Task prompt>
Quote exactly and only this range of lines in the data below: the line that holds "Output the LaTeX" to the line that holds "(0,0) rectangle (475,378);", both included.

Provided records>
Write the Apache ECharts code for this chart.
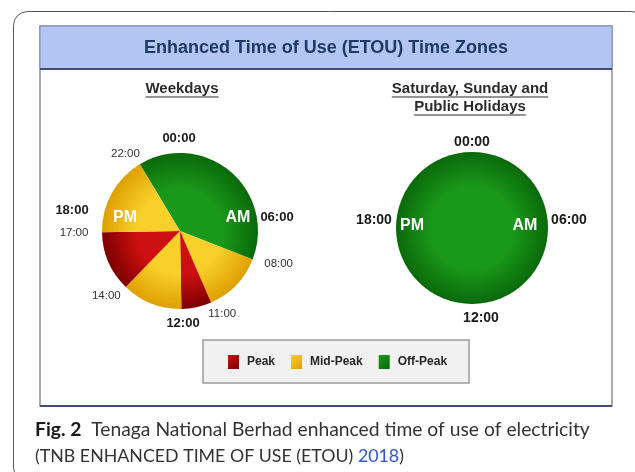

---

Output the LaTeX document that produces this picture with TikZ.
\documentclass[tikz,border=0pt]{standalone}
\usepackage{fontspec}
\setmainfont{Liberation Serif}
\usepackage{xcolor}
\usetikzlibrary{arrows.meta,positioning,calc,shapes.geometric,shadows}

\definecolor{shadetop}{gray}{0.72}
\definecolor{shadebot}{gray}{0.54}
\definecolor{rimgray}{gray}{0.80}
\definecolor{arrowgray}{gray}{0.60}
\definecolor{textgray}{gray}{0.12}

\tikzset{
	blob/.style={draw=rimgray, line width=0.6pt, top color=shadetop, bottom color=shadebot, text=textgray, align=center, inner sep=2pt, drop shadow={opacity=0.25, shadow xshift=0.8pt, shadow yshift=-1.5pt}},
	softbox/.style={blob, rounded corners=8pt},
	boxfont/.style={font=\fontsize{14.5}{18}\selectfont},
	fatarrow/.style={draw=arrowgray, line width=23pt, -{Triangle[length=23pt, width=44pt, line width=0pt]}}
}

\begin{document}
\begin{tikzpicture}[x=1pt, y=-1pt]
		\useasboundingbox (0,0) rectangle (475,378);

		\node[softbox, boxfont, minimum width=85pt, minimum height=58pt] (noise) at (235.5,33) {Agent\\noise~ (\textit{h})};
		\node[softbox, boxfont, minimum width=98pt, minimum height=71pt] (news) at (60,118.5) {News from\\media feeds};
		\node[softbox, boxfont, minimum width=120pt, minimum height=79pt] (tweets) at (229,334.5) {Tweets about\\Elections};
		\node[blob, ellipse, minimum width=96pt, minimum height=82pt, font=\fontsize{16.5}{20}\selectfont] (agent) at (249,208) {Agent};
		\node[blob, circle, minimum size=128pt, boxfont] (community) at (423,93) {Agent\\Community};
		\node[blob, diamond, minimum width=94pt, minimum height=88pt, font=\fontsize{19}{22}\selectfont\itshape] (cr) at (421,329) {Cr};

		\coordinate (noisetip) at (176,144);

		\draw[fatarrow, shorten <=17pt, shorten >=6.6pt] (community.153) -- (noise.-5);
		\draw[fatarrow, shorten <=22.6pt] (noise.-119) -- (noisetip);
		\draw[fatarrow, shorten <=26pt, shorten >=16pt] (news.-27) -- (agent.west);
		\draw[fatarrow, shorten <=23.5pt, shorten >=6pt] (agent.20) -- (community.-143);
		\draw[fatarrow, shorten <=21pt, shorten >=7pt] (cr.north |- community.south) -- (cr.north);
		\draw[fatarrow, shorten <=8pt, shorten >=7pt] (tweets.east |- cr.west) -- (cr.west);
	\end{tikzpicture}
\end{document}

Reply to the exercise>
Output the LaTeX document that produces this picture with TikZ.
\documentclass[tikz,border=0pt]{standalone}
\usepackage{fontspec}
\setmainfont{Liberation Serif}
\usepackage{xcolor}
\usetikzlibrary{arrows.meta,positioning,calc,shapes.geometric,shadows}

\definecolor{shadetop}{gray}{0.72}
\definecolor{shadebot}{gray}{0.54}
\definecolor{rimgray}{gray}{0.80}
\definecolor{arrowgray}{gray}{0.60}
\definecolor{textgray}{gray}{0.12}

\tikzset{
	blob/.style={draw=rimgray, line width=0.6pt, top color=shadetop, bottom color=shadebot, text=textgray, align=center, inner sep=2pt, drop shadow={opacity=0.25, shadow xshift=0.8pt, shadow yshift=-1.5pt}},
	softbox/.style={blob, rounded corners=8pt},
	boxfont/.style={font=\fontsize{14.5}{18}\selectfont},
	fatarrow/.style={draw=arrowgray, line width=23pt, -{Triangle[length=23pt, width=44pt, line width=0pt]}}
}

\begin{document}
\begin{tikzpicture}[x=1pt, y=-1pt]
		\useasboundingbox (0,0) rectangle (475,378);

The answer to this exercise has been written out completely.